== DATA LINES ==
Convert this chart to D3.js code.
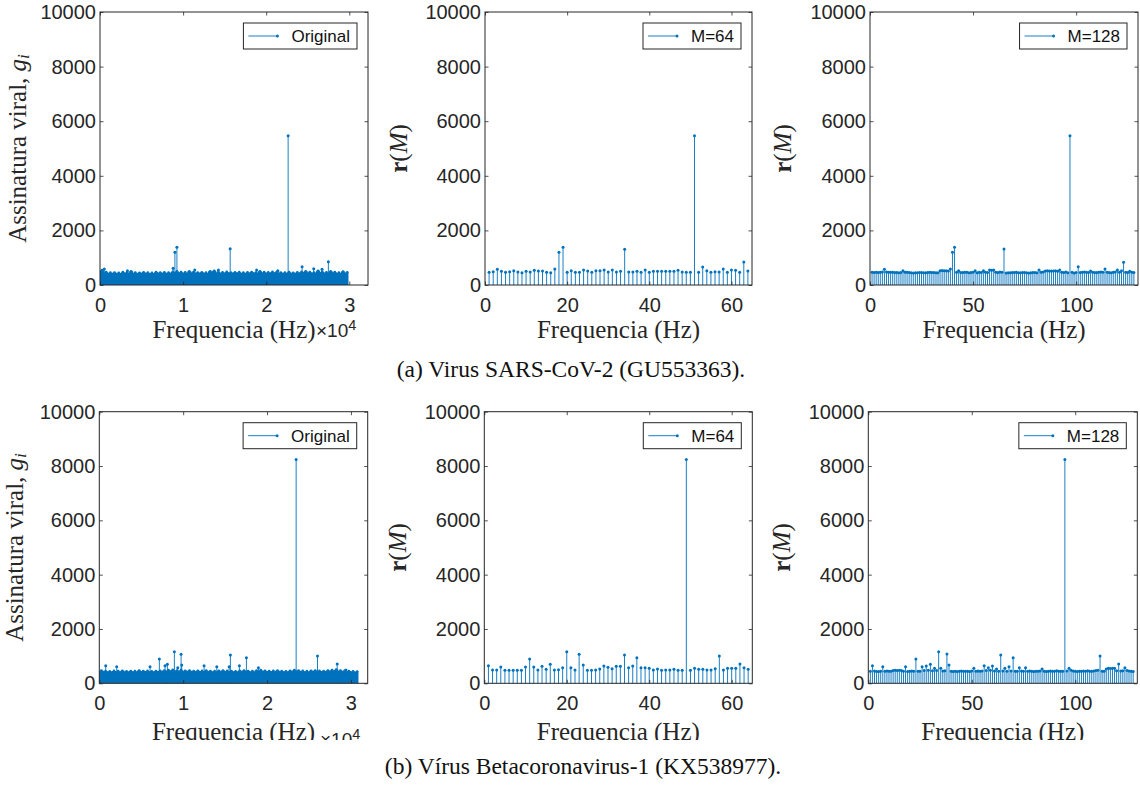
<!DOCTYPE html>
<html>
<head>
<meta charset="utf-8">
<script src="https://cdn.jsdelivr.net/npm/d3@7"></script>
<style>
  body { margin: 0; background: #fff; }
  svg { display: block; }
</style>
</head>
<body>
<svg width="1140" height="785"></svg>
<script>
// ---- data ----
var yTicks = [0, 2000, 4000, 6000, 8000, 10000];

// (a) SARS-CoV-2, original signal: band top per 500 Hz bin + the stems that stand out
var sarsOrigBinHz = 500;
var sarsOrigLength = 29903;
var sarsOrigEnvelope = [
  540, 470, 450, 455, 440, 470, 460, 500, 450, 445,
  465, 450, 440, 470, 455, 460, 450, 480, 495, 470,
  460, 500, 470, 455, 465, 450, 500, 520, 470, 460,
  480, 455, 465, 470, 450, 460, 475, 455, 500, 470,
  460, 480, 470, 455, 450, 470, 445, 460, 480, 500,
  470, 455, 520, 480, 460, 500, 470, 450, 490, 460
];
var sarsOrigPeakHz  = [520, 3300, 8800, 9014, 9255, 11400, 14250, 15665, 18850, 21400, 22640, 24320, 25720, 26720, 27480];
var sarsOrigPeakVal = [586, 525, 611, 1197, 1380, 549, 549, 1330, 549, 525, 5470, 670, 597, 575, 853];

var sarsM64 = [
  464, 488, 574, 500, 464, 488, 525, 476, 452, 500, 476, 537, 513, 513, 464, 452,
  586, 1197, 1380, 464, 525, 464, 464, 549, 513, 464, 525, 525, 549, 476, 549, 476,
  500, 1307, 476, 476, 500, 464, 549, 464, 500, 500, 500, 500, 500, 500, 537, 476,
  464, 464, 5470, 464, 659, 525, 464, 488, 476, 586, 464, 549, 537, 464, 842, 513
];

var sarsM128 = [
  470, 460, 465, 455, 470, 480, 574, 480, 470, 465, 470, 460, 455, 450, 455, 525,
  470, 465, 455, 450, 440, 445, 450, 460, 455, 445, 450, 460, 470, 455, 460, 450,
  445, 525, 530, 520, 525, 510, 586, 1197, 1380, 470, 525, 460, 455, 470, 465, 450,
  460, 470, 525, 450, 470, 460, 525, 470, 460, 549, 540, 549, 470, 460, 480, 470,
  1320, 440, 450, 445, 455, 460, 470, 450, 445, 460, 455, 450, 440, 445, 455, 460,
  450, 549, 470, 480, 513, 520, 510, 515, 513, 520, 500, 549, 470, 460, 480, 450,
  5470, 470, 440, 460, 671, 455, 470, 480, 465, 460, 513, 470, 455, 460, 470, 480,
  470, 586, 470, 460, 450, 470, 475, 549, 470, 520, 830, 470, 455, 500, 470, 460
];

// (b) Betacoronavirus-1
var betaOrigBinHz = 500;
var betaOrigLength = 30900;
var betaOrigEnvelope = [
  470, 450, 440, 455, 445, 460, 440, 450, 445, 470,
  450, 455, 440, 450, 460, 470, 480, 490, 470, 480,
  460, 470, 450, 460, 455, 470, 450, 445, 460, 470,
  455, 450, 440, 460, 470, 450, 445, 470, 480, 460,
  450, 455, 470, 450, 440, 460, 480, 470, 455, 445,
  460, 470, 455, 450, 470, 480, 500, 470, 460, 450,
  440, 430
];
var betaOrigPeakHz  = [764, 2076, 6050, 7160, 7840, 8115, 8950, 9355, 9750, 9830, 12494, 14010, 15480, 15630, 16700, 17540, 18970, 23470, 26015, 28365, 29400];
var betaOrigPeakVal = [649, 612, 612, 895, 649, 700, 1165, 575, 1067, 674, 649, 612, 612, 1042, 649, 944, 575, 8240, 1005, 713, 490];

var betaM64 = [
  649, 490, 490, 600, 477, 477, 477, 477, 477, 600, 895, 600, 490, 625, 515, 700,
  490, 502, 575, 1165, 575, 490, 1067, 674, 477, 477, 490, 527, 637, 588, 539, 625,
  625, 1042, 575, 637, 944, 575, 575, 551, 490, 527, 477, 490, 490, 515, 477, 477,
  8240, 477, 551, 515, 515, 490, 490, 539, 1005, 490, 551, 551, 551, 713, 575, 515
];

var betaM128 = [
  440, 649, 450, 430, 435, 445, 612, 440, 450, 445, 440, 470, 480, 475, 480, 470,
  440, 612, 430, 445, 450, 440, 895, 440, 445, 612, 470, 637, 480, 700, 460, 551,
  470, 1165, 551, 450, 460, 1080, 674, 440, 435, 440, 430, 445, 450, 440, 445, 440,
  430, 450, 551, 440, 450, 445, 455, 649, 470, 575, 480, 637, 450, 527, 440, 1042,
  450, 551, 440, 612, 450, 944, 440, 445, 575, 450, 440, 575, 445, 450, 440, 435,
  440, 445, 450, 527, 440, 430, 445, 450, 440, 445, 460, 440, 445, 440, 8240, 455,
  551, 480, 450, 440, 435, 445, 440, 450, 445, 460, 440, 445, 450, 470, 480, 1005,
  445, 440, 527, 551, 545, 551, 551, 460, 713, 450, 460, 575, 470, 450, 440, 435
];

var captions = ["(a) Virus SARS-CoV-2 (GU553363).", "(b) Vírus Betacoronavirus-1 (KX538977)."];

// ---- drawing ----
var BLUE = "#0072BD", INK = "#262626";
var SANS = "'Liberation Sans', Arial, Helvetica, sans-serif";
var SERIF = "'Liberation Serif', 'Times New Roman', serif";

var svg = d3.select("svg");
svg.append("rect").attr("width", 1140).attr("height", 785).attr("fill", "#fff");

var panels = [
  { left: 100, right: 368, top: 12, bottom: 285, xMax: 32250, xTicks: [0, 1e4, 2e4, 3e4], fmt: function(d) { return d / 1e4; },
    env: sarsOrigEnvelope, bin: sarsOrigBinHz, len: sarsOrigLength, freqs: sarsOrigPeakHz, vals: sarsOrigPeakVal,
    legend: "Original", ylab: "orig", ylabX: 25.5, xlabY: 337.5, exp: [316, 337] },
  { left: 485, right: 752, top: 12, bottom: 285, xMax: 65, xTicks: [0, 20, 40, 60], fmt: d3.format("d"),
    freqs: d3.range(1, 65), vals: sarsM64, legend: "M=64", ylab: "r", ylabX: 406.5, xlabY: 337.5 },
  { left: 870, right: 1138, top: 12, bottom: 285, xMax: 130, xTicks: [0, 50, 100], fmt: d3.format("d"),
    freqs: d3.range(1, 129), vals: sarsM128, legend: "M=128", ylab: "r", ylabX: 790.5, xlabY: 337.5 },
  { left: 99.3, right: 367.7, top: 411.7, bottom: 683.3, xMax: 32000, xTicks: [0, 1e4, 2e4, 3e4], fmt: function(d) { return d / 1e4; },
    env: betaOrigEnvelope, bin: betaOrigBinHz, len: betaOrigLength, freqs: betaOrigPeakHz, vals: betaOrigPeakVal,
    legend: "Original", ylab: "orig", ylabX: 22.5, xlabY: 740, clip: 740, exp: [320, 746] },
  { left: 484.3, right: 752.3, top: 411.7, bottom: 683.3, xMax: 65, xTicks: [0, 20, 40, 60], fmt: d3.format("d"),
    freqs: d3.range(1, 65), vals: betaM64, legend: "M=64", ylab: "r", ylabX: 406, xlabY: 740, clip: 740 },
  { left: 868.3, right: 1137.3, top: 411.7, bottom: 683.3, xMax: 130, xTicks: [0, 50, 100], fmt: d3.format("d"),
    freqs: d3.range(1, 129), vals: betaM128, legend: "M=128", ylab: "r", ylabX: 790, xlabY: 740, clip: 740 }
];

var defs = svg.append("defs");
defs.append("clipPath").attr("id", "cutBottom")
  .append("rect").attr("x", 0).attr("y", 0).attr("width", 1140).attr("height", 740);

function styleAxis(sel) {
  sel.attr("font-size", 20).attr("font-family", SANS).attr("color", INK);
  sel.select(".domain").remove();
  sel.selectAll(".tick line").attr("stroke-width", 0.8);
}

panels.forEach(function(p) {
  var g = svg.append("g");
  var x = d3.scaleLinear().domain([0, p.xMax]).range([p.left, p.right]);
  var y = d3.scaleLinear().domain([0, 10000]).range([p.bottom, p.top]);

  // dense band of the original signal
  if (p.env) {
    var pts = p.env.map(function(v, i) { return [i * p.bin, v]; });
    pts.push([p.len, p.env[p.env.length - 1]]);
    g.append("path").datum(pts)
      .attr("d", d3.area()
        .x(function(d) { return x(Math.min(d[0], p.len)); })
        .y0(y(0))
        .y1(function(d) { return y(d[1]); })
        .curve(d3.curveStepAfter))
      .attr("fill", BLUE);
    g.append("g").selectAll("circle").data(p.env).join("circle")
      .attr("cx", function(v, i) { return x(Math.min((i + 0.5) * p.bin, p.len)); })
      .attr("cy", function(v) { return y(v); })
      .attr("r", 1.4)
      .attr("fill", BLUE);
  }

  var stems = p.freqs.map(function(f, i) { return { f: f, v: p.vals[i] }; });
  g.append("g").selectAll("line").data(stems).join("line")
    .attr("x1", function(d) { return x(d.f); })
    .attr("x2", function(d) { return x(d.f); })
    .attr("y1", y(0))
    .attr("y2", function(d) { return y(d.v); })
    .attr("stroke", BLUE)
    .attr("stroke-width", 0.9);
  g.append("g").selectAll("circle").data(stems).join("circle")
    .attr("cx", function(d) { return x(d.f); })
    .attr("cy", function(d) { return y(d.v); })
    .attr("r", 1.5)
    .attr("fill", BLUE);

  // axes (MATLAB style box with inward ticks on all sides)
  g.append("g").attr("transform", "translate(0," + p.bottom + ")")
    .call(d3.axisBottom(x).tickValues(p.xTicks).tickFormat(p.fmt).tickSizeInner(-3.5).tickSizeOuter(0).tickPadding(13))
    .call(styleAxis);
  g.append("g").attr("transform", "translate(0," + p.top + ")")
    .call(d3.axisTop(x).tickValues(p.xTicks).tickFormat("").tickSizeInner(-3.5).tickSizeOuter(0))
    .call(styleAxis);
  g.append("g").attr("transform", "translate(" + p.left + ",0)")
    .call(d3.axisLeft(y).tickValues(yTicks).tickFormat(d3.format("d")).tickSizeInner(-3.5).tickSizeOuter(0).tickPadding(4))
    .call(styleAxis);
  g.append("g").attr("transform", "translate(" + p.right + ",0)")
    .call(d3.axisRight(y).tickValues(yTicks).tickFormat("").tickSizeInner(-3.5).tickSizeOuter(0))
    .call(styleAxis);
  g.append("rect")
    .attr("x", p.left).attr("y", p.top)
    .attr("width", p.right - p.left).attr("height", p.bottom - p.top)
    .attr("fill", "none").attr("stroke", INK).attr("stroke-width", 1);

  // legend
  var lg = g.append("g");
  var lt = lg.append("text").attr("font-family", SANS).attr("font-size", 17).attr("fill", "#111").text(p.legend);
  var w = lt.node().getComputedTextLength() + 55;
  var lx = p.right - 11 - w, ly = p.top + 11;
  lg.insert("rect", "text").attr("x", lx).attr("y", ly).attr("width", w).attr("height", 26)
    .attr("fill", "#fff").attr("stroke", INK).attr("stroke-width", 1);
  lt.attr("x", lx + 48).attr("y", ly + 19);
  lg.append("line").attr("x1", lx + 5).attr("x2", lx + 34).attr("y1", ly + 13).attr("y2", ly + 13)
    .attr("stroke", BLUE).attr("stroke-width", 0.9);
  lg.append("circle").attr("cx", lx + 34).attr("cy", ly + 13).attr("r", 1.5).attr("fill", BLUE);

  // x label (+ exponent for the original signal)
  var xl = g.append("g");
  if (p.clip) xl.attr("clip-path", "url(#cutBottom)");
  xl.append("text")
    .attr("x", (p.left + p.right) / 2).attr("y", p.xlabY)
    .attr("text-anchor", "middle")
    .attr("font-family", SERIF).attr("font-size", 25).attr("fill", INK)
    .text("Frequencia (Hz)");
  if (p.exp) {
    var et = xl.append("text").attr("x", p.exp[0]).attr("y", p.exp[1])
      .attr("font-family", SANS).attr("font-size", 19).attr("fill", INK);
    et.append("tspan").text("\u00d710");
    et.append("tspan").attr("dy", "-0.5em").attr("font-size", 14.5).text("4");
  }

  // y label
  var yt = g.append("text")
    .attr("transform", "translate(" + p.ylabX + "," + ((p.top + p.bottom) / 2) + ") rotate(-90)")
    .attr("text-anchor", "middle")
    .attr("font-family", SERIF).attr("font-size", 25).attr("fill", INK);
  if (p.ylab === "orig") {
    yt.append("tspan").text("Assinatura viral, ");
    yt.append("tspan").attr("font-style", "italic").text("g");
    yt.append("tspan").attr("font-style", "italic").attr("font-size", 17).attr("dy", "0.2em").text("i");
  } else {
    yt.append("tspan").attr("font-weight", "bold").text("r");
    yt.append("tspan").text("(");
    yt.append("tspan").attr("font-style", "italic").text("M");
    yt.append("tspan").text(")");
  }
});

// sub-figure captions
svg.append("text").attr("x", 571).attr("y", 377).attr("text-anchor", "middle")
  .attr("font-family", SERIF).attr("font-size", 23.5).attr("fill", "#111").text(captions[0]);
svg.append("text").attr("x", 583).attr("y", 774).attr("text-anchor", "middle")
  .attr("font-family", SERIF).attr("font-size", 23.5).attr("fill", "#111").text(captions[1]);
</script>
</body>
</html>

== TASK OBJECTIVE ==
Everything from the first line to the line with "var yTicks = [0, 2000, 4000, 6000, 8000, 10000];" must be repeated exactly, and nothing else. Leave the pictures out.

== THE OUTPUT ==
Convert this chart to D3.js code.
<!DOCTYPE html>
<html>
<head>
<meta charset="utf-8">
<script src="https://cdn.jsdelivr.net/npm/d3@7"></script>
<style>
  body { margin: 0; background: #fff; }
  svg { display: block; }
</style>
</head>
<body>
<svg width="1140" height="785"></svg>
<script>
// ---- data ----
var yTicks = [0, 2000, 4000, 6000, 8000, 10000];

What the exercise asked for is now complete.